Key Characteristics and Use Cases of Learning Paths:

  • Dynamic, Branching Experiences: At their core, Learning Paths are engineered to be adaptive. While they can function as a linear progression, their true power lies in their capacity for intricate branching. Authors can establish specific requirements at various junctures within the path, pivoting users to different learning experiences based on their assessed values. This enables a truly individualized journey through a curriculum composed of multiple discrete learning modules.

  • Precision Assessment and Personalization: The system can evaluate a wide array of criteria to determine a learner’s next step. This includes, but is not limited to, pass/fail statuses from online courses, the certification status, responses to Learning Path queries, or even their designated role within the company. This ensures that each user receives training that is highly specific and relevant to their individual context within a broader program.

  • Advanced Automation and Workflow Integration: Beyond simply guiding progression, Learning Paths can trigger a multitude of automated actions upon the completion of a step. These sophisticated workflows can range from sending targeted emails to users, managers, or administrators, to automatically updating user profiles, enrolling them into additional ILT sessions or other Online Courses/Learning Paths, or even assigning them to new user groups which can dynamically alter their user interface and access privileges.

  • Strategic for Long-Term Development and Complex Compliance: Learning Paths are exceptionally well-suited for long-term employee development programs, intricate compliance matrices that require personalized remediation, or career progression frameworks. They allow for an overarching, holistic view of a learner’s journey, adapting to their evolving needs rather than forcing a uniform approach.

  • Flexibility in Scope: A Learning Path can serve as the primary driver for an individual’s entire training regimen within an organization, orchestrating their continuous professional growth by chaining together numerous learning objectives. Alternatively, it can be deployed as a self-contained, extended learning experience focusing on a specialized area, complementing broader training initiatives.

Strategic Selection: When to Deploy Each Framework

Choosing between an Online Course and a Learning Path is not a matter of superiority, but rather alignment with specific pedagogical goals and administrative requirements, often within a larger certification strategy.

Illustrative Application: Building a Tiered Professional Qualification

To concretely illustrate the interplay, consider a tiered professional qualification structure within an organization, involving Certification Programs for foundational and advanced competencies.

  • A Certification Program for Foundational Competency might require the successful completion of a specific set of Online Courses, each representing a distinct “subject module” or “core skill area” (e.g., “Introduction to Financial Regulations Course,” “Advanced Safety Procedures Course”). Each of these Online Courses focuses on a concentrated topic and contains its own learning objectives and assessments.

  • A Learning Path could then be designed to guide an employee through the entire Advanced Qualification journey.
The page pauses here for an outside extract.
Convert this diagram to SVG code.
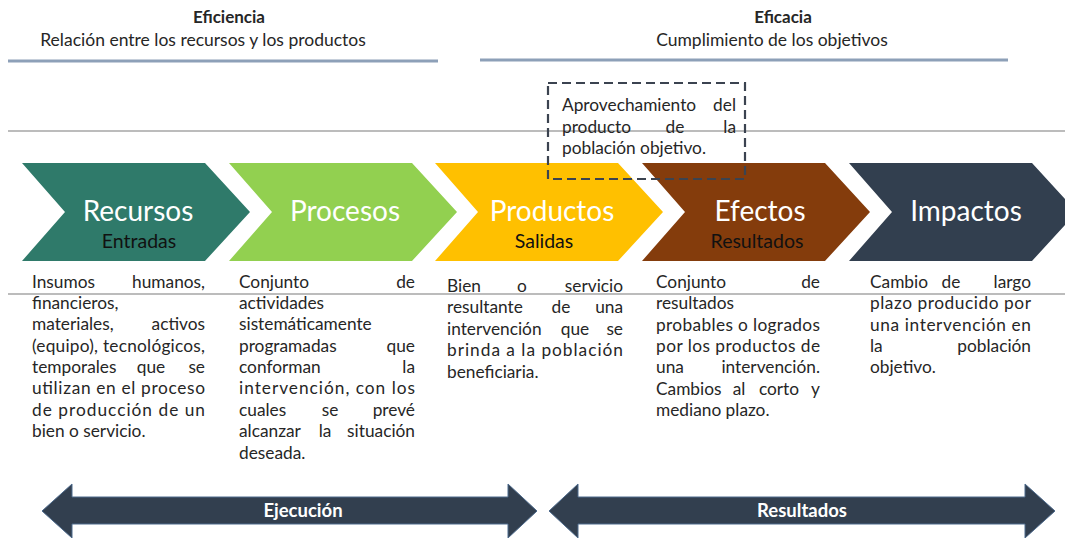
<svg xmlns="http://www.w3.org/2000/svg" width="1065" height="538" viewBox="0 0 1065 538">
<style>
.t{font-family:Lato,"Liberation Sans",sans-serif;fill:#262626}
.h{font-size:17.5px}
.hb{font-size:17px;font-weight:bold}
.b{font-size:17.3px}
.big{font-family:Lato,"Liberation Sans",sans-serif;font-size:28px;fill:#ffffff;text-anchor:middle}
.sub{font-family:Lato,"Liberation Sans",sans-serif;font-size:19.5px;fill:#111111;text-anchor:middle}
.e{text-anchor:end}
.m{text-anchor:middle}
.gl{stroke:#a6a6a6;stroke-width:1.5}
.bl{stroke:#8da0b8;stroke-width:3}
.arr{fill:#323f4f;stroke:#4d6a8c;stroke-width:1}
.al{font-family:Lato,"Liberation Sans",sans-serif;font-size:18.5px;font-weight:bold;fill:#ffffff;text-anchor:middle}
</style>

<g id="headers">
<text class="t hb m" x="229" y="23">Eficiencia</text>
<text class="t h m" x="203" y="46">Relación entre los recursos y los productos</text>
<text class="t hb m" x="783" y="23">Eficacia</text>
<text class="t h m" x="772" y="46">Cumplimiento de los objetivos</text>
<line class="bl" x1="8" y1="61" x2="438" y2="61"/>
<line class="bl" x1="480" y1="60" x2="1008" y2="60"/>
</g>

<g id="guides">
<line class="gl" x1="8" y1="131" x2="1065" y2="131"/>
<line class="gl" x1="8" y1="294" x2="1065" y2="294"/>
</g>

<g id="recursos">
<polygon points="22,163 205,163 250,212 205,261 22,261 65,212" fill="#2f7a6a"/>
<text class="big" x="138" y="221">Recursos</text>
<text class="sub" x="139" y="248">Entradas</text>
</g>
<g id="procesos">
<polygon points="229,163 412,163 457,212 412,261 229,261 272,212" fill="#92d050"/>
<text class="big" x="345" y="221">Procesos</text>
</g>
<g id="productos">
<polygon points="435,163 618,163 663,212 618,261 435,261 478,212" fill="#ffc000"/>
<text class="big" x="552" y="221">Productos</text>
<text class="sub" x="544" y="248">Salidas</text>
</g>
<g id="efectos">
<polygon points="642,163 825,163 870,212 825,261 642,261 685,212" fill="#843c0c"/>
<text class="big" x="760" y="221">Efectos</text>
<text class="sub" x="757" y="248">Resultados</text>
</g>
<g id="impactos">
<polygon points="849,163 1032,163 1077,212 1032,261 849,261 892,212" fill="#323f4f"/>
<text class="big" x="966" y="221">Impactos</text>
</g>

<g id="nota">
<rect x="548" y="83" width="197" height="96" fill="none" stroke="#3b4350" stroke-width="2.2" stroke-dasharray="9,5"/>
<text class="t b" x="562" y="111">Aprovechamiento</text>
<text class="t b e" x="736" y="111">del</text>
<text class="t b" x="562" y="133">producto</text>
<text class="t b m" x="675" y="133">de</text>
<text class="t b e" x="736" y="133">la</text>
<text class="t b" x="562" y="154">población objetivo.</text>
</g>

<g id="desc-recursos">
<text class="t b" x="32" y="288">Insumos</text><text class="t b e" x="205" y="288">humanos,</text>
<text class="t b" x="32" y="309">financieros,</text>
<text class="t b" x="32" y="330">materiales,</text><text class="t b e" x="205" y="330">activos</text>
<text class="t b" x="32" y="352" textLength="173" lengthAdjust="spacing">(equipo), tecnológicos,</text>
<text class="t b" x="32" y="373">temporales</text><text class="t b m" x="151" y="373">que</text><text class="t b e" x="205" y="373">se</text>
<text class="t b" x="32" y="394" textLength="173" lengthAdjust="spacing">utilizan en el proceso</text>
<text class="t b" x="32" y="416" textLength="173" lengthAdjust="spacing">de producción de un</text>
<text class="t b" x="32" y="437">bien o servicio.</text>
</g>

<g id="desc-procesos">
<text class="t b" x="239" y="288">Conjunto</text><text class="t b e" x="415" y="288">de</text>
<text class="t b" x="239" y="309">actividades</text>
<text class="t b" x="239" y="330">sistemáticamente</text>
<text class="t b" x="239" y="352">programadas</text><text class="t b e" x="415" y="352">que</text>
<text class="t b" x="239" y="373">conforman</text><text class="t b e" x="415" y="373">la</text>
<text class="t b" x="239" y="394" textLength="176" lengthAdjust="spacing">intervención, con los</text>
<text class="t b" x="239" y="416">cuales</text><text class="t b m" x="330" y="416">se</text><text class="t b e" x="415" y="416">prevé</text>
<text class="t b" x="239" y="437">alcanzar</text><text class="t b m" x="325" y="437">la</text><text class="t b e" x="415" y="437">situación</text>
<text class="t b" x="239" y="459">deseada.</text>
</g>

<g id="desc-productos">
<text class="t b" x="447" y="292">Bien</text><text class="t b m" x="522" y="292">o</text><text class="t b e" x="623" y="292">servicio</text>
<text class="t b" x="447" y="313">resultante</text><text class="t b m" x="561" y="313">de</text><text class="t b e" x="623" y="313">una</text>
<text class="t b" x="447" y="335">intervención</text><text class="t b m" x="575" y="335">que</text><text class="t b e" x="623" y="335">se</text>
<text class="t b" x="447" y="356" textLength="176" lengthAdjust="spacing">brinda a la población</text>
<text class="t b" x="447" y="378">beneficiaria.</text>
</g>

<g id="desc-efectos">
<text class="t b" x="656" y="288">Conjunto</text><text class="t b e" x="820" y="288">de</text>
<text class="t b" x="656" y="309">resultados</text>
<text class="t b" x="656" y="331" textLength="164" lengthAdjust="spacing">probables o logrados</text>
<text class="t b" x="656" y="352" textLength="164" lengthAdjust="spacing">por los productos de</text>
<text class="t b" x="656" y="373">una</text><text class="t b e" x="820" y="373">intervención.</text>
<text class="t b" x="656" y="395">Cambios</text><text class="t b m" x="739" y="395">al</text><text class="t b m" x="779" y="395">corto</text><text class="t b e" x="820" y="395">y</text>
<text class="t b" x="656" y="416">mediano plazo.</text>
</g>

<g id="desc-impactos">
<text class="t b" x="870" y="288">Cambio</text><text class="t b m" x="951" y="288">de</text><text class="t b e" x="1031" y="288">largo</text>
<text class="t b" x="870" y="309" textLength="161" lengthAdjust="spacing">plazo producido por</text>
<text class="t b" x="870" y="331" textLength="161" lengthAdjust="spacing">una intervención en</text>
<text class="t b" x="870" y="352">la</text><text class="t b e" x="1031" y="352">población</text>
<text class="t b" x="870" y="373">objetivo.</text>
</g>

<g id="connectors">
<g id="ejecucion">
<polygon class="arr" points="42,511 72,484 72,497 508,497 508,484 537,511 508,538 508,524 72,524 72,538"/>
<text class="al" x="303" y="517">Ejecución</text>
</g>
<g id="resultados">
<polygon class="arr" points="549,511 578,484 578,497 1025,497 1025,484 1055,511 1025,538 1025,524 578,524 578,538"/>
<text class="al" x="802" y="517">Resultados</text>
</g>
</g>
</svg>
It might strategically begin by checking: “Does this individual already possess the Foundational Competency certification?”

    • If the answer is affirmative, the Learning Path can intelligently fast-track them over the initial modules, directing them immediately to the Online Courses and activities required for their Advanced Qualification studies.
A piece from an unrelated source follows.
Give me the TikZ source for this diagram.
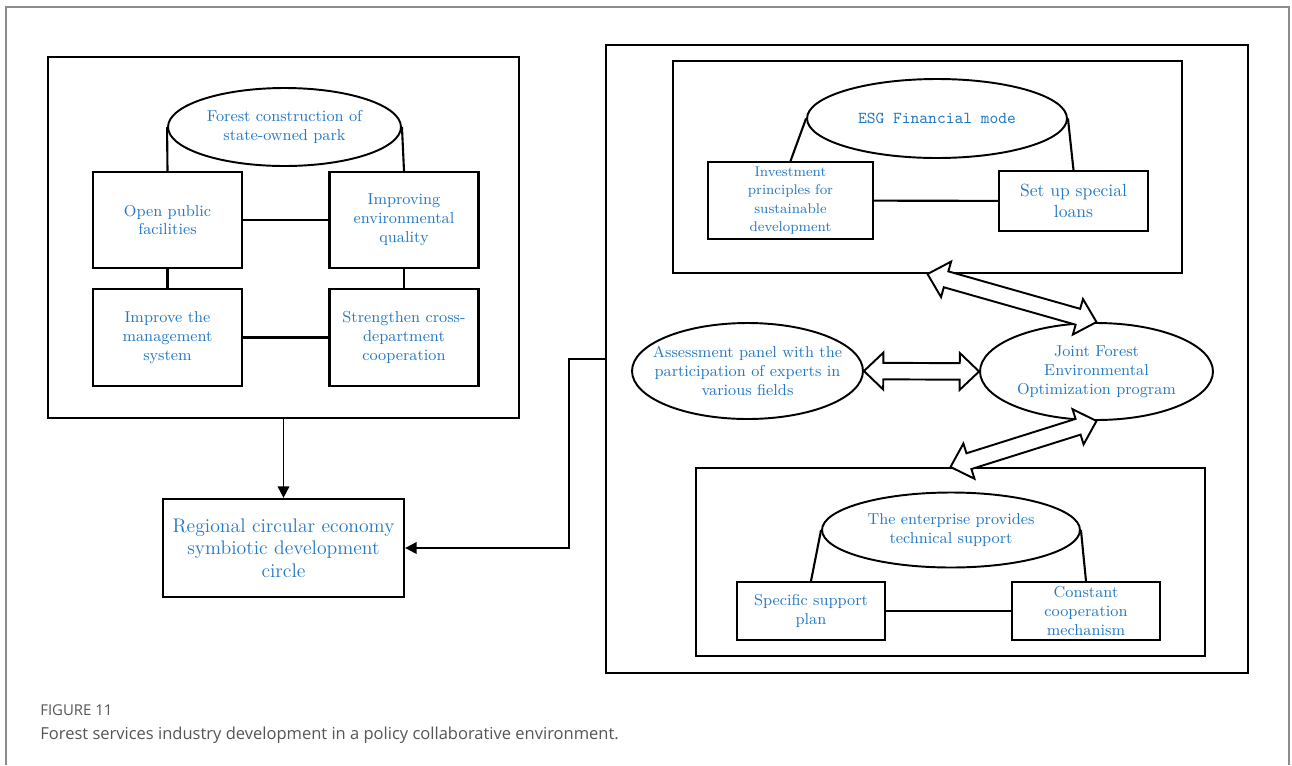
\documentclass[tikz,border=0pt]{standalone}
\usepackage{fontspec}
\newfontfamily\capfont{Open Sans}
\usetikzlibrary{shapes.geometric,calc,arrows.meta}
\definecolor{txtblue}{RGB}{35,120,195}
\definecolor{framegray}{RGB}{140,140,140}
\definecolor{capgray}{RGB}{85,85,85}
\tikzset{
  panel/.style={draw, line width=1.4pt, inner sep=0pt},
  box/.style={draw, line width=1.3pt, inner sep=0pt, align=center, text=txtblue,
    font=\fontsize{9}{10.8}\selectfont},
  oval/.style={draw, ellipse, line width=1.1pt, inner sep=-3cm, align=center, text=txtblue,
    font=\fontsize{9}{10.8}\selectfont},
  link/.style={line width=1.2pt},
  flow/.style={line width=1.1pt, -{Triangle[length=6.5pt,width=6.5pt]}},
  bigarrow/.style={draw, fill=white, line width=1.1pt, line join=miter, to path={
    -- ($(\tikztostart)!11pt!(\tikztotarget)!10.5pt!90:(\tikztotarget)$)
    -- ($(\tikztostart)!11pt!(\tikztotarget)!4.7pt!90:(\tikztotarget)$)
    -- ($(\tikztotarget)!11pt!(\tikztostart)!4.7pt!-90:(\tikztostart)$)
    -- ($(\tikztotarget)!11pt!(\tikztostart)!10.5pt!-90:(\tikztostart)$)
    -- (\tikztotarget)
    -- ($(\tikztotarget)!11pt!(\tikztostart)!10.5pt!90:(\tikztostart)$)
    -- ($(\tikztotarget)!11pt!(\tikztostart)!4.7pt!90:(\tikztostart)$)
    -- ($(\tikztostart)!11pt!(\tikztotarget)!4.7pt!-90:(\tikztotarget)$)
    -- ($(\tikztostart)!11pt!(\tikztotarget)!10.5pt!-90:(\tikztotarget)$)
    -- cycle}}
}
\begin{document}
\begin{tikzpicture}[x=0.02cm, y=-0.02cm]
  \useasboundingbox (0,0) rectangle (1292,765);
  % frame of the figure
  \draw[framegray, line width=0.6pt] (6,765) -- (6,7) -- (1289,7) -- (1289,765);

  % left panel
  \node[panel, minimum width=94.2mm, minimum height=72.2mm] (leftpanel) at (283.5,237.5) {};
  \node[oval, minimum width=46.6mm, minimum height=15.6mm] (forest) at (284.5,127) {Forest construction of\\state-owned park};
  \node[box, minimum width=29.8mm, minimum height=19.2mm] (open) at (167.5,220) {Open public\\facilities};
  \node[box, minimum width=29.8mm, minimum height=19.2mm] (improving) at (404,220) {Improving\\environmental\\quality};
  \node[box, minimum width=29.8mm, minimum height=19.4mm] (mgmt) at (167.5,337.5) {Improve the\\management\\system};
  \node[box, minimum width=29.8mm, minimum height=19.4mm] (strengthen) at (404,337.5) {Strengthen cross-\\department\\cooperation};
  \draw[link] (forest.west) -- (open.north);
  \draw[link] (forest.east) -- (improving.north);
  \draw[link] (open) -- (improving);
  \draw[link] (mgmt) -- (strengthen);
  \draw[link] (open) -- (mgmt);
  \draw[link] (improving) -- (strengthen);

  % result
  \node[box, minimum width=48.2mm, minimum height=19.6mm, font=\fontsize{11.2}{12.8}\selectfont] (regional) at (283.5,548) {Regional circular economy\\symbiotic development\\circle};
  \draw[flow] (leftpanel) -- (regional);

  % right panel
  \node[panel, line width=1.1pt, minimum width=128.4mm, minimum height=125.6mm] (rightpanel) at (927,359) {};
  \draw[flow] (rightpanel.west) -- ++(-36,0) |- (regional.east);

  % ESG
  \node[panel, line width=1.2pt, minimum width=101.8mm, minimum height=42.4mm] (esgpanel) at (927.5,167) {};
  \node[oval, minimum width=52mm, minimum height=15.8mm, font=\ttfamily\fontsize{9.5}{11}\selectfont] (esg) at (937,118.5) {ESG Financial mode};
  \node[box, line width=1.1pt, minimum width=33mm, minimum height=15.4mm, font=\fontsize{8}{10.4}\selectfont] (invest) at (790.5,200.5) {Investment\\principles for\\sustainable\\development};
  \node[box, line width=1.1pt, minimum width=29.8mm, minimum height=12mm, font=\fontsize{10}{12}\selectfont] (loans) at (1073.5,201) {Set up special\\loans};
  \draw[link] (esg.west) -- (invest.north);
  \draw[link] (esg.east) -- (loans.north);
  \draw[link] (invest) -- (loans);

  % program
  \node[oval, minimum width=46.2mm, minimum height=19.2mm] (assess) at (747.5,371) {Assessment panel with the\\participation of experts in\\various fields};
  \node[oval, minimum width=46.6mm, minimum height=19.4mm] (joint) at (1096.5,371.5) {Joint Forest\\Environmental\\Optimization program};

  % enterprise
  \node[panel, line width=1.2pt, minimum width=101.8mm, minimum height=37.6mm] (entpanel) at (950.5,562) {};
  \node[oval, minimum width=51.6mm, minimum height=15mm] (enterprise) at (951,530) {The enterprise provides\\technical support};
  \node[box, line width=1.1pt, minimum width=29.6mm, minimum height=11.6mm] (specific) at (811,611) {Specific support\\plan};
  \node[box, line width=1.1pt, minimum width=29.6mm, minimum height=11.6mm] (constant) at (1086,611) {Constant\\cooperation\\mechanism};
  \draw[link] (enterprise.west) -- (specific.north);
  \draw[link] (enterprise.east) -- (constant.north);
  \draw[link] (specific) -- (constant);

  % hollow double arrows
  \draw[bigarrow] (esgpanel.south) to (joint.north);
  \draw[bigarrow] (assess.east) to (joint.west);
  \draw[bigarrow] (joint.south) to (entpanel.north);

  % caption
  \node[anchor=west, inner sep=0pt, text=capgray, font=\capfont\fontsize{8.5}{10}\selectfont] (figno) at (40,710) {FIGURE 11};
  \node[anchor=west, inner sep=0pt, text=capgray, font=\capfont\fontsize{9.4}{11}\selectfont] (caption) at (40,735) {Forest services industry development in a policy collaborative environment.};
\end{tikzpicture}
\end{document}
    • If the Foundational Competency is not yet certified, the Learning Path would guide them through the initial sequence of prerequisite Online Courses, each concentrated on a specific subject, ensuring mastery before allowing progression to more advanced material. The step-based approach of the Learning Path here orchestrates the sequential completion of these prerequisite courses.
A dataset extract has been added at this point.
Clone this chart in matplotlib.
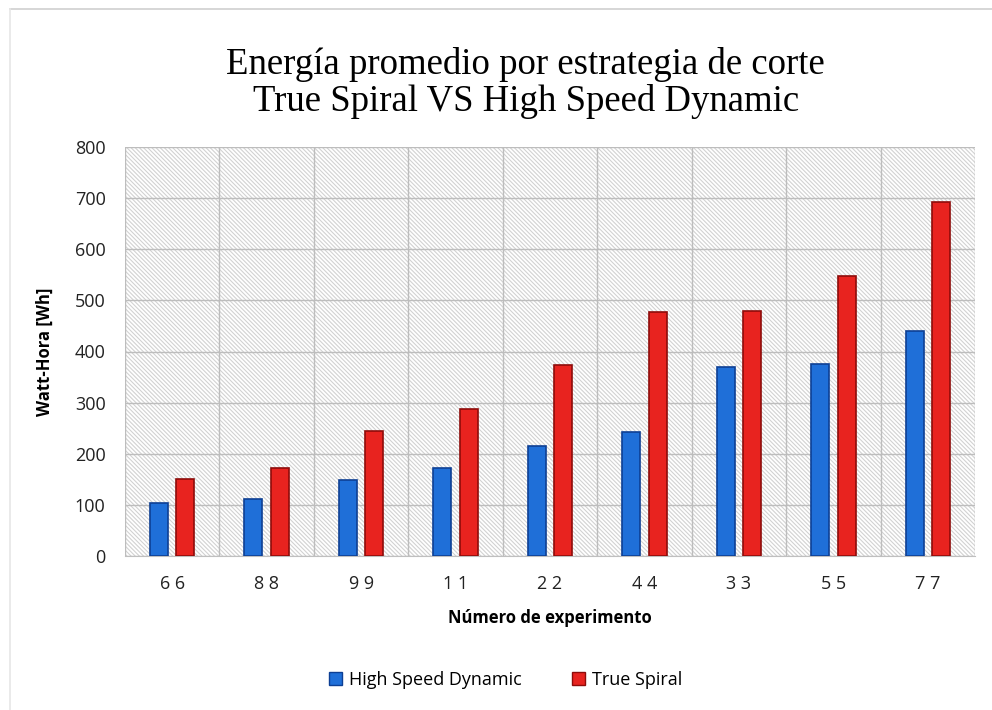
import numpy as np
import matplotlib
matplotlib.use("Agg")
import matplotlib.pyplot as plt
from matplotlib.lines import Line2D

# Energía promedio por experimento, dos estrategias de corte
experimentos = ["6 6", "8 8", "9 9", "1 1", "2 2", "4 4", "3 3", "5 5", "7 7"]
high_speed = [104, 112, 148, 172, 215, 243, 369, 376, 441]
true_spiral = [150, 172, 245, 288, 374, 478, 480, 548, 692]

azul = "#1f6fd8"
azul_borde = "#0d3f94"
rojo = "#e8231f"
rojo_borde = "#8e0c0a"

plt.rcParams["hatch.linewidth"] = 0.8

fig = plt.figure(figsize=(9.92, 7.1), dpi=100)
ax = fig.add_axes([125 / 992, 1 - 556 / 710, 850 / 992, 409 / 710])

x = np.arange(len(experimentos))
ancho = 0.19
desp = 0.14

# fondo rayado del area de trazado
ax.set_facecolor("white")
ax.add_patch(plt.Rectangle((0, 0), 1, 1, transform=ax.transAxes, facecolor="white",
                           edgecolor="#d2d2d2", linewidth=0, hatch="\\" * 8, zorder=0))

ax.bar(x - desp, high_speed, width=ancho, color=azul, edgecolor=azul_borde,
       linewidth=1.2, zorder=3, label="High Speed Dynamic")
ax.bar(x + desp, true_spiral, width=ancho, color=rojo, edgecolor=rojo_borde,
       linewidth=1.2, zorder=3, label="True Spiral")

ax.set_xlim(-0.5, len(experimentos) - 0.5)
ax.set_ylim(0, 800)
ax.set_yticks(range(0, 801, 100))
ax.set_xticks(x)
ax.set_xticklabels(experimentos)
ax.set_xticks(np.arange(-0.5, len(experimentos)), minor=True)

ax.grid(axis="y", which="major", color="#bdbdbd", linewidth=1.0, zorder=1)
ax.grid(axis="x", which="minor", color="#bdbdbd", linewidth=1.0, zorder=1)
ax.set_axisbelow(True)

for lado in ["top", "right", "left"]:
    ax.spines[lado].set_visible(False)
ax.spines["bottom"].set_color("#bfbfbf")
ax.tick_params(axis="both", which="both", length=0)
ax.tick_params(axis="y", labelsize=13, colors="#222222", pad=14)
ax.tick_params(axis="x", labelsize=13, colors="#222222", pad=14)
for t in ax.get_xticklabels() + ax.get_yticklabels():
    t.set_fontfamily("Open Sans")

ax.set_ylabel("Watt-Hora [Wh]", fontsize=12, fontweight="bold", family="Open Sans",
              labelpad=15)
ax.set_xlabel("Número de experimento", fontsize=12, fontweight="bold", family="Open Sans",
              labelpad=11)

fig.text(0.53, 1 - 83 / 710, "Energía promedio por estrategia de corte\nTrue Spiral VS High Speed Dynamic",
         ha="center", va="center", fontsize=26.5, family="Liberation Serif", linespacing=1.1)

leyenda = [plt.Rectangle((0, 0), 1, 1, facecolor=azul, edgecolor=azul_borde),
           plt.Rectangle((0, 0), 1, 1, facecolor=rojo, edgecolor=rojo_borde)]
fig.legend(leyenda, ["High Speed Dynamic", "True Spiral"], loc="center",
           bbox_to_anchor=(0.51, 1 - 680 / 710), ncol=2, frameon=False,
           prop={"family": "Open Sans", "size": 13}, handlelength=0.7,
           handleheight=0.7, handletextpad=0.4, columnspacing=2.8)

# marco tenue arriba y a la izquierda
fig.add_artist(Line2D([10 / 992, 1], [1 - 9 / 710, 1 - 9 / 710], color="#d0d0d0", lw=1.2))
fig.add_artist(Line2D([10 / 992, 10 / 992], [0, 1 - 9 / 710], color="#e6e6e6", lw=1.2))

fig.savefig("out.png", dpi=100)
  • Upon completing the requisite Online Courses for the Foundational Competency, that specific Certification would be awarded. The Learning Path, however, does not necessarily conclude there; it seamlessly continues, integrating these learners into the same advanced curriculum as those who began with their foundational credential, thereby ensuring all individuals converge towards the Advanced Qualification, regardless of their starting point.

This layered approach demonstrates how Online Courses provide the granular, topical content, Learning Paths orchestrate the adaptive progression through multiple such topics (and other learning activities) towards broader goals, and Certification Programs validate milestones or final achievements based on criteria met within these structures.

  • Opt for an Online Course when:

    • You need to deliver a standardized body of content focused on a single, concentrated topic to all learners.

    • The learning progression is predominantly linear or sequential within that specific subject.

    • The focus is on mastery of a specific subject or acquiring a defined skill set.

    • You require granular control over content presentation and accessibility within a single, unified module.

    • The objective is efficient delivery of foundational knowledge, single-topic compliance modules, or new product training.

  • Choose a Learning Path when:

    • You need to create a personalized or adaptive learning journey that adjusts based on learner performance or profile, potentially combining multiple Online Courses and other learning activities.

    • The training involves complex decision points or branching scenarios that guide learners through diverse content arrays.

    • The goal is to orchestrate a multi-faceted development program that may span different content types (courses, ILT, certifications) over an extended period.

    • You require automated actions and intelligent workflows to manage learner progression, notifications, and system interactions across a broader curriculum.

    • The objective is long-term career development, role-specific onboarding for diverse roles, or highly adaptive compliance training.

Conclusion: Optimizing Your Learning Ecosystem with Atrixware LMS

Both Online Courses and Learning Paths are indispensable components of a robust corporate training ecosystem, each serving distinct yet complementary functions within a strategic learning architecture. Online Courses provide the essential, focused structure for consistent content delivery on individual topics, ensuring every employee gains critical, standardized information for specific subjects. Learning Paths, on the other hand, elevate the learning experience to an adaptive, personalized journey, capable of intelligently combining these topical courses and responding to individual needs, often within the framework of larger certification goals. By strategically deploying these powerful features in concert, training managers and compliance officers can construct a sophisticated, efficient, and future-proof learning architecture that not only meets immediate compliance needs but also fosters sustained professional growth and operational excellence within their organizations.